Comparison of (A5) and (9) shows that the equilibrium filling of the surface with adatoms, θ₀, is very small and lower than 10^–5, which corresponds to 10¹⁴ adatoms per square meter. Unfortunately, reliable experimental data concerning the level of equilibrium filling are absent in the literature.

APPENDIX B

As it has been already noted, an interesting fact consists in the fact that in the theory of nonlinear equations, a pendulum model with one degree of freedom (MM1) is presented as an example of an integrable nonlinear equation. It has also been established that for our purposes, both linearized and nonlinear MM1 lead to the same physical results (as it is known, fundamental ones) [51], and this result is very important for the size of the nucleation nucleus, too. In this regard, it seems that some mathematical analysis of obtaining a solution of a nonlinear equation belonging to MM1 could be of interest.
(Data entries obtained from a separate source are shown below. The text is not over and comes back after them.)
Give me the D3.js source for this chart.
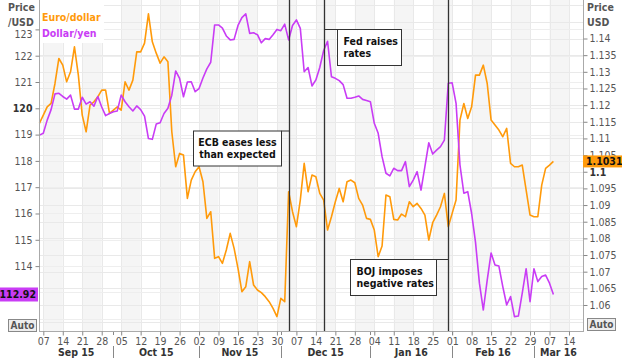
<!DOCTYPE html>
<html><head><meta charset="utf-8">
<script src="https://cdn.jsdelivr.net/npm/d3@7"></script>
<style>body{margin:0;background:#fff}svg{display:block}</style>
</head><body><svg id="c" width="622" height="358"></svg>
<script>
// ---- data ----
const startDate = "2015-09-04"; // first trading day shown; x axis counts weekdays
const axisEndDate = "2016-03-18";
const seriesNames = ["Euro/dollar", "Dollar/yen"];
const yenValues = [118.98,119.05,119.55,119.95,120.55,120.57,120.45,120.35,120.5,119.97,119.97,120.42,120.16,120.25,120.08,120.45,120.05,119.72,119.8,119.87,119.9,120.5,120.25,120.06,119.9,120.09,119.95,119.7,118.85,118.82,119.4,119.45,119.8,120.0,120.5,121.42,121.14,120.44,121.0,121.01,120.63,120.75,121.15,121.5,121.75,123.17,123.17,123.05,122.75,122.6,122.62,123.15,123.45,123.59,122.85,122.87,122.8,122.49,122.65,122.62,122.8,123.0,122.95,123.2,122.6,123.15,123.36,123.04,121.39,121.55,120.85,121.08,121.55,122.2,122.55,121.2,121.14,121.05,120.9,120.38,120.38,120.42,120.47,120.34,120.3,120.25,119.43,119.05,118.16,117.53,117.43,117.72,117.63,117.63,117.97,117.02,117.27,117.59,116.89,117.78,118.69,118.26,118.41,118.54,118.79,120.95,120.97,120.19,117.85,116.77,116.83,116.0,114.9,113.35,112.33,113.47,114.5,114.04,114.0,113.22,112.52,112.84,112.08,112.1,112.97,113.9,112.65,113.9,113.41,113.6,113.66,113.35,112.92];
const euroValues = [1.1145,1.1170,1.1195,1.1205,1.1265,1.1340,1.1320,1.1270,1.1300,1.1375,1.1290,1.1170,1.1120,1.1200,1.1210,1.1225,1.1245,1.1245,1.1175,1.1185,1.1195,1.1185,1.1270,1.1245,1.1275,1.1360,1.1360,1.1386,1.1474,1.1390,1.1356,1.1326,1.1345,1.1330,1.1120,1.1015,1.1055,1.1050,1.0920,1.0975,1.1000,1.1015,1.0970,1.0860,1.0880,1.0740,1.0745,1.0725,1.0765,1.0815,1.0770,1.0710,1.0640,1.0655,1.0730,1.0660,1.0645,1.0637,1.0625,1.0610,1.0590,1.0565,1.0620,1.0610,1.0940,1.0880,1.0835,1.0915,1.1025,1.0940,1.0990,1.0985,1.0935,1.0915,1.0825,1.0865,1.0910,1.0950,1.0910,1.0970,1.0975,1.0967,1.0920,1.0900,1.0860,1.0857,1.0825,1.0745,1.0777,1.0930,1.0925,1.0857,1.0855,1.0873,1.0865,1.0910,1.0895,1.0905,1.0890,1.0870,1.0795,1.0847,1.0870,1.0895,1.0935,1.0835,1.0875,1.0915,1.1155,1.1205,1.1160,1.1195,1.1290,1.1290,1.1320,1.1265,1.1155,1.1140,1.1125,1.1105,1.1130,1.1025,1.1015,1.1015,1.1020,1.0945,1.0870,1.0865,1.0865,1.0960,1.1010,1.1020,1.1031];
const leftTicks = [114,115,116,117,118,119,120,121,122,123];
const rightTicks = [1.06,1.065,1.07,1.075,1.08,1.085,1.09,1.095,1.1,1.105,1.11,1.115,1.12,1.125,1.13,1.135,1.14];
const monthLabels = ["Sep 15","Oct 15","Nov 15","Dec 15","Jan 16","Feb 16","Mar 16"];
const eventDates = ["2015-12-03","2015-12-16","2016-01-29"];
const eventTexts = [["ECB eases less","than expected"],["Fed raises","rates"],["BOJ imposes","negative rates"]];
const lastYen = "112.92", lastEuro = "1.1031";

// ---- trading-day calendar ----
const parse = d3.utcParse("%Y-%m-%d");
const days = d3.utcDays(parse(startDate), d3.utcDay.offset(parse(axisEndDate),1)).filter(d => d.getUTCDay() > 0 && d.getUTCDay() < 6);
const idxOf = d => days.findIndex(x => +x === +d);

const ORANGE = "#ff9a0a", PURPLE = "#c93cf5";
const L = 39, R = 583, T = 0, B = 331;
const x = d3.scaleLinear().domain([-0.104, 139.6]).range([L, R]);
const yL = d3.scaleLinear().domain([124.118, 111.532]).range([T, B]);
const yR = d3.scaleLinear().domain([1.15156, 1.05219]).range([T, B]);

const svg = d3.select("#c");
const FONT = "'DejaVu Sans Condensed','DejaVu Sans',sans-serif";

// background bands (alternate weeks)
const mondays = days.map((d,i)=>({d,i})).filter(o => o.d.getUTCDay() === 1);
const g0 = svg.append("g");
mondays.forEach((m,k) => {
  if (k % 2 === 0) {
    const x1 = Math.min(x(m.i + 5), R);
    g0.append("rect").attr("x", x(m.i)).attr("y", T).attr("width", x1 - x(m.i)).attr("height", B - T).attr("fill", "#f5f5f5");
  }
});
// grid
const grid = svg.append("g").attr("stroke", "#e9e9e9").attr("stroke-width", 1);
mondays.forEach(m => grid.append("line").attr("x1", Math.round(x(m.i))+0.5).attr("x2", Math.round(x(m.i))+0.5).attr("y1", T).attr("y2", B));
d3.range(1.055, 1.151, 0.005).forEach(v => { const yy = Math.round(yR(v))+0.5; grid.append("line").attr("x1", L).attr("x2", R).attr("y1", yy).attr("y2", yy); });
leftTicks.concat([113,112]).forEach(v => { const yy = Math.round(yL(v))+0.5; grid.append("line").attr("x1", L).attr("x2", R).attr("y1", yy).attr("y2", yy).attr("stroke", "#eeeeee"); });

// legend background
svg.append("rect").attr("x", L+1).attr("y", 0).attr("width", 64).attr("height", 43).attr("fill", "#fff");

// lines
const lineL = d3.line().x((d,i)=>x(i)).y(d=>yL(d));
const lineR = d3.line().x((d,i)=>x(i)).y(d=>yR(d));
svg.append("path").attr("d", lineR(euroValues)).attr("fill","none").attr("stroke",ORANGE).attr("stroke-width",1.6).attr("stroke-linejoin","round");
svg.append("path").attr("d", lineL(yenValues)).attr("fill","none").attr("stroke",PURPLE).attr("stroke-width",1.6).attr("stroke-linejoin","round");

// event lines and boxes
const boxes = [
  {x: 193.5, y: 131, w: 88, h: 35, anchor: "middle"},
  {x: 337.5, y: 29.5, w: 64, h: 36, anchor: "start"},
  {x: 350.5, y: 259.5, w: 86, h: 36, anchor: "start"}
];
eventDates.forEach((ds, k) => {
  const ex = Math.round(x(idxOf(parse(ds)))) + 0.5;
  svg.append("line").attr("x1", ex).attr("x2", ex).attr("y1", T).attr("y2", B).attr("stroke", "#333").attr("stroke-width", 1.3);
  const b = boxes[k];
  const right = b.x + b.w;
  svg.append("line").attr("x1", right < ex ? right : ex).attr("x2", right < ex ? ex : b.x).attr("y1", b.y).attr("y2", b.y).attr("stroke", "#333");
  svg.append("rect").attr("x", b.x).attr("y", b.y).attr("width", b.w).attr("height", b.h).attr("fill", "#fff").attr("stroke", "#333");
  eventTexts[k].forEach((t, j) => {
    svg.append("text").attr("x", b.anchor === "middle" ? b.x + b.w/2 : b.x + 6).attr("y", b.y + 15 + j*12)
      .attr("text-anchor", b.anchor).attr("font-family", FONT).attr("font-weight", "bold").attr("font-size", 10.5).attr("fill", "#111").text(t);
  });
});

// axes frame
svg.append("line").attr("x1", L+0.5).attr("x2", L+0.5).attr("y1", T).attr("y2", B).attr("stroke", "#aaa");
svg.append("line").attr("x1", R+0.5).attr("x2", R+0.5).attr("y1", T).attr("y2", B).attr("stroke", "#aaa");
svg.append("line").attr("x1", L).attr("x2", R+1).attr("y1", B+0.5).attr("y2", B+0.5).attr("stroke", "#aaa");

// left axis
const axL = svg.append("g").attr("transform", `translate(${L+0.5},0)`)
  .call(d3.axisLeft(yL).tickValues(leftTicks).tickSize(4).tickPadding(3).tickFormat(d3.format("d")));
axL.select(".domain").remove();
axL.selectAll("line").attr("stroke", "#888");
axL.selectAll("text").attr("font-family", FONT).attr("font-size", 10.5)
  .attr("font-weight", d => d === 120 ? "bold" : "normal").attr("fill", d => d === 120 ? "#333" : "#555")
  .attr("dy", d => d === 123 ? "0.75em" : "0.32em");

// right axis
const axR = svg.append("g").attr("transform", `translate(${R+0.5},0)`)
  .call(d3.axisRight(yR).tickValues(rightTicks).tickSize(4).tickPadding(2).tickFormat(v => String(+v.toFixed(3))));
axR.select(".domain").remove();
axR.selectAll("line").attr("stroke", "#888");
axR.selectAll("text").attr("font-family", FONT).attr("font-size", 10.5)
  .attr("font-weight", d => Math.abs(d-1.1) < 1e-9 ? "bold" : "normal").attr("fill", d => Math.abs(d-1.1) < 1e-9 ? "#333" : "#555");

// bottom axis
const monthStarts = days.map((d,i)=>({d,i})).filter((o,k,arr) => k > 0 && o.d.getUTCMonth() !== arr[k-1].d.getUTCMonth());
const axB = svg.append("g").attr("transform", `translate(0,${B+0.5})`)
  .call(d3.axisBottom(x).tickValues(mondays.map(m=>m.i).filter(i => x(i) < R)).tickSize(4).tickPadding(2).tickFormat(i => d3.utcFormat("%d")(days[i])));
axB.select(".domain").remove();
axB.selectAll("line").attr("stroke", "#888");
axB.selectAll("text").attr("font-family", FONT).attr("font-size", 10.5).attr("fill", "#555");
monthStarts.forEach(o => {
  const mx = Math.round(x(o.i)) + 0.5;
  svg.append("line").attr("x1", mx).attr("x2", mx).attr("y1", B+1).attr("y2", B+4).attr("stroke", "#888");
  svg.append("line").attr("x1", mx).attr("x2", mx).attr("y1", B+15).attr("y2", B+27).attr("stroke", "#888");
});
const bounds = [L].concat(monthStarts.map(o => x(o.i))).concat([R]);
monthLabels.forEach((m, k) => {
  svg.append("text").attr("x", (bounds[k] + bounds[k+1]) / 2).attr("y", B + 25).attr("text-anchor", "middle")
    .attr("font-family", FONT).attr("font-weight", "bold").attr("font-size", 10.5).attr("fill", "#333").text(m);
});

// axis titles
[["Price", 11], ["/USD", 25.5]].forEach(([t, yy]) => svg.append("text").attr("x", 8).attr("y", yy).attr("font-family", FONT).attr("font-weight","bold").attr("font-size", 10.5).attr("fill", "#555").text(t));
[["Price", 11], ["USD", 25.5]].forEach(([t, yy]) => svg.append("text").attr("x", 587).attr("y", yy).attr("font-family", FONT).attr("font-weight","bold").attr("font-size", 10.5).attr("fill", "#555").text(t));

// legend
svg.append("text").attr("x", 42).attr("y", 20.5).attr("font-family", FONT).attr("font-weight","bold").attr("font-size", 10.5).attr("fill", ORANGE).text(seriesNames[0]);
svg.append("text").attr("x", 42).attr("y", 37).attr("font-family", FONT).attr("font-weight","bold").attr("font-size", 10.5).attr("fill", PURPLE).text(seriesNames[1]);

// last value labels
const yLast = yL(yenValues[yenValues.length-1]);
svg.append("rect").attr("x", 0).attr("y", yLast - 7).attr("width", 38).attr("height", 14).attr("fill", PURPLE);
svg.append("text").attr("x", 36).attr("y", yLast + 4).attr("text-anchor", "end").attr("font-family", FONT).attr("font-weight","bold").attr("font-size", 10.5).attr("fill", "#111").text(lastYen);
const rLast = yR(euroValues[euroValues.length-1]);
svg.append("rect").attr("x", R).attr("y", rLast - 6).attr("width", 39).attr("height", 12).attr("fill", ORANGE);
svg.append("text").attr("x", R + 3).attr("y", rLast + 4).attr("font-family", FONT).attr("font-weight","bold").attr("font-size", 10.5).attr("fill", "#111").text(lastEuro);

// Auto buttons
[[8, 319], [587, 318]].forEach(([bx, by]) => {
  svg.append("rect").attr("x", bx + 0.5).attr("y", by + 0.5).attr("width", 28).attr("height", 12).attr("fill", "#eee").attr("stroke", "#888");
  svg.append("text").attr("x", bx + 14.5).attr("y", by + 10).attr("text-anchor", "middle").attr("font-family", FONT).attr("font-weight","bold").attr("font-size", 10).attr("fill", "#555").text("Auto");
});
</script></body></html>
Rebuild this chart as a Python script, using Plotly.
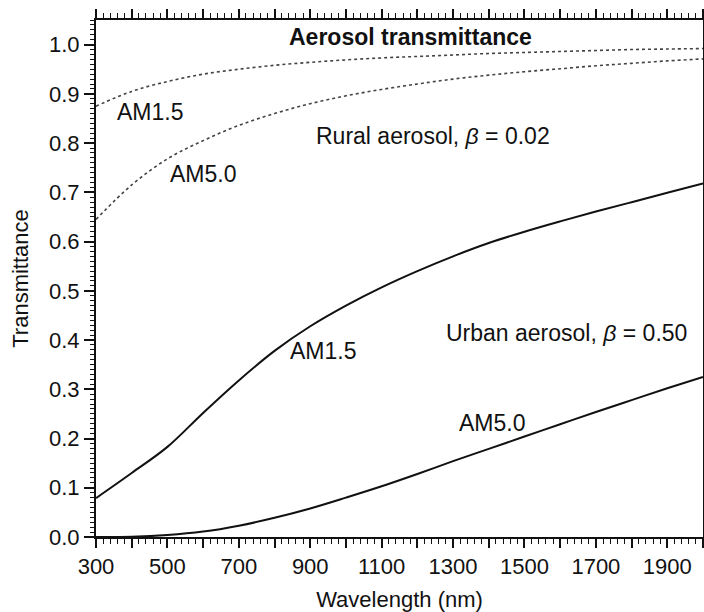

Let us consider Eq. (26). This equation can be formally transformed into the following equation (the validity of this procedure has been shown earlier):

$${{d\theta \left( \rho \right)} \mathord{\left/ {\vphantom {{d\theta \left( \rho \right)} {\sin \left\{ {\theta \left( \rho \right)} \right\}}}} \right. \kern-0em} {\sin \left\{ {\theta \left( \rho \right)} \right\}}} = {{ \pm d\rho } \mathord{\left/ {\vphantom {{ \pm d\rho } {{{r}_{{{\text{cc}}}}}}}} \right. \kern-0em} {{{r}_{{{\text{cc}}}}}}}.$$

(B1)

Next, if a new variable is introduced

$$t = \tan \left\{ {{{\theta \left( \rho \right)} \mathord{\left/ {\vphantom {{\theta \left( \rho \right)} 2}} \right. \kern-0em} 2}} \right\},$$

(B2)

then nonlinear equation (B1) by means of this substitution can be transformed into a linear one:

$${{dt} \mathord{\left/ {\vphantom {{dt} t}} \right. \kern-0em} t} = {{ \pm d\rho } \mathord{\left/ {\vphantom {{ \pm d\rho } {{{r}_{{{\text{cc}}}}}}}} \right. \kern-0em} {{{r}_{{{\text{cc}}}}}}},$$

(B3)

that can be readily integrated

$${\rho \mathord{\left/ {\vphantom {\rho {{{r}_{{{\text{cc}}}}}}}} \right. \kern-0em} {{{r}_{{{\text{cc}}}}}}} = \pm \ln t + {{{{\rho }_{0}}} \mathord{\left/ {\vphantom {{{{\rho }_{0}}} {{{r}_{{{\text{cc}}}}}}}} \right. \kern-0em} {{{r}_{{{\text{cc}}}}}}}$$

(B4)

(ρ₀/r_cc is chosen as the integration constant).

If one returns to the previous variable, one can obtain the following formula in the form of (29):

$$\theta \left( \rho \right) = 2\arctan \left\{ {\exp \left[ {{{ \pm \left( {\rho - {{\rho }_{0}}} \right)} \mathord{\left/ {\vphantom {{ \pm \left( {\rho - {{\rho }_{0}}} \right)} {{{r}_{{{\text{cc}}}}}}}} \right. \kern-0em} {{{r}_{{{\text{cc}}}}}}}} \right]} \right\}.$$

(B5)

The presented study, in our opinion, shows a mathematical relationship between linear and nonlinear models, which can be formulated as follows. If a coordinate transformation exists that transforms a non-linear equation into a linear one, then a nonlinear model is equivalent to a linear model.